While I'd heard his brassy work on plenty of occasions before, the first time I took notice of trombonist Fred Wesley wasn't until later in his career. It wasn't in a concert hall, on headphones, or through the radio speakers. It was in a movie theater in Atlanta in 1996 during a screening of the brilliant documentary When We Were Kings.
The film covered the so-called "Rumble in the Jungle" boxing match in 1974 between an aging Muhammad Ali and a formidable George Foreman. The match was held in the capital city of Kinshasa in the African country of Zaire. It was Don King's first big fight as a promoter. A massive music festival and concert preceded the fight, with sets from Bill Withers, B.B. King, the Pointer Sisters, the Jazz Crusaders, Sister Sledge, and James Brown and his band (including Wesley, sax player Maceo Parker, and others). It was a who's who of hot soul and R&B at the time.
The American musical acts joined various African musicians and dance troupes on stage. One of the film's best montage segments used a live version of the almost hypnotic James Brown jam "Gonna Have a Funky Good Time" (a.k.a. "Doing It to Death") as the soundtrack. After a lengthy lead-in, including about eight call-and-response shouts of "Fred!" between Brown and his backup singers, Wesley's fiery, highly syncopated trombone solo blurted in and blew me away (see video clip below).

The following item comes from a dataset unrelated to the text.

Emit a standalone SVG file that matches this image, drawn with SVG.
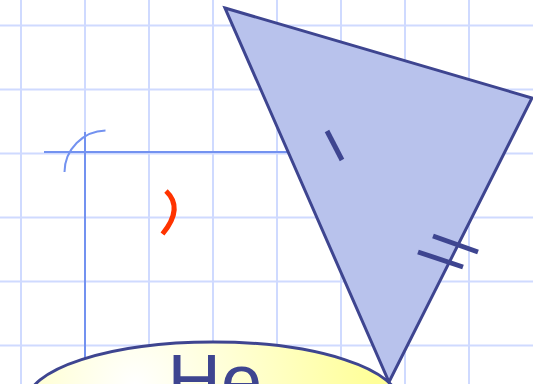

Hearing that live version of "Gonna Have a Funky Good Time" fired a James Brown and the JBs buying spree. I searched for old records from that early '70s era and found all sorts of deeply funky, soulful stuff with smart arrangements and hot brass solos. As the group's musical director, Wesley was more than the skillful sideman in the group; he was the heart and brains behind it all. From "Get Up (I Feel Like Being a) Sex Machine" and "Say it Loud, I'm Black and I'm Proud" to "Mother Popcorn," he oversaw the rhythmic patterns, song structures, accents, dynamics, and solos.
Wesley's career touches all sorts of R&B, jazz, soul, funk, and rock styles. Born in Mobile, Ala., and raised in Columbus, Ga., he first started playing music as a teen with Ike and Tina Turner. He worked with James Brown from 1968-1975 before gigging with Parliament-Funkadelic and Bootsy's Rubber Band. As a player and arranger, he collaborated with a variety of other great acts, including Ray Charles, Pancho Sanchez, New York Voices, Slide Hampton, Van Morrison, the SOS Band, and Cameo.
Wesley currently lives near the Lowcountry in the town of Manning. He stays quite busy, serving as an adjunct professor in the jazz studies department at the school of music at the University of North Carolina, working with students as a visiting artist at numerous schools, and fronting several of his own jazz and funk ensembles, including the New JBs. He most recently collaborated with the modern klezmer group Abraham Inc.
Wesley last preformed in Charleston during Piccolo Spoleto with the Mark Sterbank Jazz Group as part of the Jazz Artists of Charleston's Holy City Homecoming event. This Saturday, the JAC welcomes Wesley back as one of the guests of honor at its Pops! concert, which offers an eclectic mix of numbers from the 1960, '70s, and '80s with the Charleston Jazz Orchestra and conductor Charlton Singleton at the helm. I hope they let him blow like he did in Zaire. A funky good time is inevitable.